■ WHAT YOU WILL DO ■
Your task is to filter the data below down to the lines holding "with".
══ SOURCE EXCERPT ══
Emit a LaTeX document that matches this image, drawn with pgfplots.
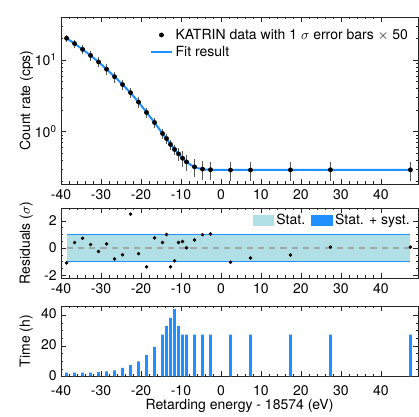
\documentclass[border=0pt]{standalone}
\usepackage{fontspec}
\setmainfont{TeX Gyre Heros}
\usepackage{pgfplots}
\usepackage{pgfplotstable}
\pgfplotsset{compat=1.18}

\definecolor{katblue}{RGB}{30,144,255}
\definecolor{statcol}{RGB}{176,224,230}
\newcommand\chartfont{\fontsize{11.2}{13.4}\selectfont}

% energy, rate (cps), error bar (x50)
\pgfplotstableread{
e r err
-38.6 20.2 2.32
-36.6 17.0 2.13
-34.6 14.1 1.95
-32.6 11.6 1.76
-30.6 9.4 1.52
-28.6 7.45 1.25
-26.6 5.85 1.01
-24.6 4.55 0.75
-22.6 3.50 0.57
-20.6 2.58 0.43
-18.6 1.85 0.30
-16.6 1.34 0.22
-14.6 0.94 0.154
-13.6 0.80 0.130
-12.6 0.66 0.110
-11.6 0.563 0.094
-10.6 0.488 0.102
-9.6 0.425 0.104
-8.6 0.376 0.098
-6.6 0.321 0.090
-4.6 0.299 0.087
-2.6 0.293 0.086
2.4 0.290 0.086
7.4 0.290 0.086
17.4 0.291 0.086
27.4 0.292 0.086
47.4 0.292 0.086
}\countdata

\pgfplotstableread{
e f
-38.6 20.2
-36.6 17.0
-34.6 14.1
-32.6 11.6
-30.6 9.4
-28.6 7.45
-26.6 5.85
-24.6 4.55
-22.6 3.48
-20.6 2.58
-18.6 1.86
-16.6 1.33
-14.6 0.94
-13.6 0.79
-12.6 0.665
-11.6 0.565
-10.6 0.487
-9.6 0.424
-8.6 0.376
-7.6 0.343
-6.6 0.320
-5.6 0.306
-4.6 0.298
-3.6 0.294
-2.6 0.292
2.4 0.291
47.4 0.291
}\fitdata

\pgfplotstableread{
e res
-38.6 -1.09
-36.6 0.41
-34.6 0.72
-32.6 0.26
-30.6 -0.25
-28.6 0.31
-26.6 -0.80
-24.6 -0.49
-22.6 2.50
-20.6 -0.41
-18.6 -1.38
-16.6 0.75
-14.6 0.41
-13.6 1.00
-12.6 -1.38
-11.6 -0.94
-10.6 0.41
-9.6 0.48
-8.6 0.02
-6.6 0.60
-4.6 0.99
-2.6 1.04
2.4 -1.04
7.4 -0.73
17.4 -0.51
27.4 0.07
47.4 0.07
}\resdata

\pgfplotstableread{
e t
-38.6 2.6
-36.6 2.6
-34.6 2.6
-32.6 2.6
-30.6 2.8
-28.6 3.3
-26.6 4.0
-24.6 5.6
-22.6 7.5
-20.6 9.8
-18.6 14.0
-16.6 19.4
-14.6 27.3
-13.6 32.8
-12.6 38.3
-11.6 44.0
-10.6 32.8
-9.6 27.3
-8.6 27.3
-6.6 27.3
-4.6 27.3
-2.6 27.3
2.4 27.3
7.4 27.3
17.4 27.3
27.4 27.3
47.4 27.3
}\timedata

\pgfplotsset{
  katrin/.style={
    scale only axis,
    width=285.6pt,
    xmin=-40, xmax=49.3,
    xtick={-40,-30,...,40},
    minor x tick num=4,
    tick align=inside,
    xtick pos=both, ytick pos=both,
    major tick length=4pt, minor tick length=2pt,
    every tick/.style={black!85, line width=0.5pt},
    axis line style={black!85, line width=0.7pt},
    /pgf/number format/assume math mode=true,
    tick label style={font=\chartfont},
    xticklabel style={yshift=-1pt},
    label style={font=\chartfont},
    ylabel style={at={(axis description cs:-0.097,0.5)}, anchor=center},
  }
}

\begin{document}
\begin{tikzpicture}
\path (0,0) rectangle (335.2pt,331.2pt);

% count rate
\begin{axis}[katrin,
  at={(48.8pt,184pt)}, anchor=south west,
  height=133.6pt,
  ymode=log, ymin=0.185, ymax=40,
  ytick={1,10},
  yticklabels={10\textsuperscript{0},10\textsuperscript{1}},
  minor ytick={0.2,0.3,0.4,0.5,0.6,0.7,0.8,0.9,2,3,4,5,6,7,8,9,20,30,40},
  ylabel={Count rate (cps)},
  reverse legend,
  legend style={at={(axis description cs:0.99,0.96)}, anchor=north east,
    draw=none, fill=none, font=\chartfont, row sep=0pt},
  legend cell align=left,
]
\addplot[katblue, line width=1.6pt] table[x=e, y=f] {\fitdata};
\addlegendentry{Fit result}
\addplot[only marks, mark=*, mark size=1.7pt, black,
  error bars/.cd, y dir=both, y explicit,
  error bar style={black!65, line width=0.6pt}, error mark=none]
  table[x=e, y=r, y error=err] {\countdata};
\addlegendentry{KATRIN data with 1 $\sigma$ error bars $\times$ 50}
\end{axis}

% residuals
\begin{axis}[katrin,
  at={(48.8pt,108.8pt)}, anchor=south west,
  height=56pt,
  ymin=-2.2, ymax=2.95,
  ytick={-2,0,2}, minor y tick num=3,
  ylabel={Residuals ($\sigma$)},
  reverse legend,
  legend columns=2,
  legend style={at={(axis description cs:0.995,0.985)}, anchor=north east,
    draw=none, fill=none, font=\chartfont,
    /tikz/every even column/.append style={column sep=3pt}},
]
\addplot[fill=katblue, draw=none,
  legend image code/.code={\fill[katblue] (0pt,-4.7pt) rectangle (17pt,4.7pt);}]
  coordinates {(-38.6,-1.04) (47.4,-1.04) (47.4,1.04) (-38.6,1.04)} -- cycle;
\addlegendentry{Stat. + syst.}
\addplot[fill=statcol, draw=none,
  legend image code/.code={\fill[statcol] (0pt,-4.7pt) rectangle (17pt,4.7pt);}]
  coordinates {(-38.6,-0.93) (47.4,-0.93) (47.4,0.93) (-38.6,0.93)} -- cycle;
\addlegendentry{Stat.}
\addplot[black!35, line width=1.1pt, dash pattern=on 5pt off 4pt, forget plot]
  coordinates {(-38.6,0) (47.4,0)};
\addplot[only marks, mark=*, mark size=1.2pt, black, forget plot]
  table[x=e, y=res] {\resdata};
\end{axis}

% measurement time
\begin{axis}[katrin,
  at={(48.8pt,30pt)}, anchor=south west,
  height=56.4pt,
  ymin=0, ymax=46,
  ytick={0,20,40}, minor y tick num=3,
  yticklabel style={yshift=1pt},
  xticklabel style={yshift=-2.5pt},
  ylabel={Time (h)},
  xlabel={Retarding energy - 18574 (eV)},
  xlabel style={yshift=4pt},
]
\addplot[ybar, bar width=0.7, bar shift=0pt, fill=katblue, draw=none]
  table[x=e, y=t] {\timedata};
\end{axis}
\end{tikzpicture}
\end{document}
═══
■ SOLUTION FOR THIS PROBLEM ■
Emit a LaTeX document that matches this image, drawn with pgfplots.
\addlegendentry{KATRIN data with 1 $\sigma$ error bars $\times$ 50}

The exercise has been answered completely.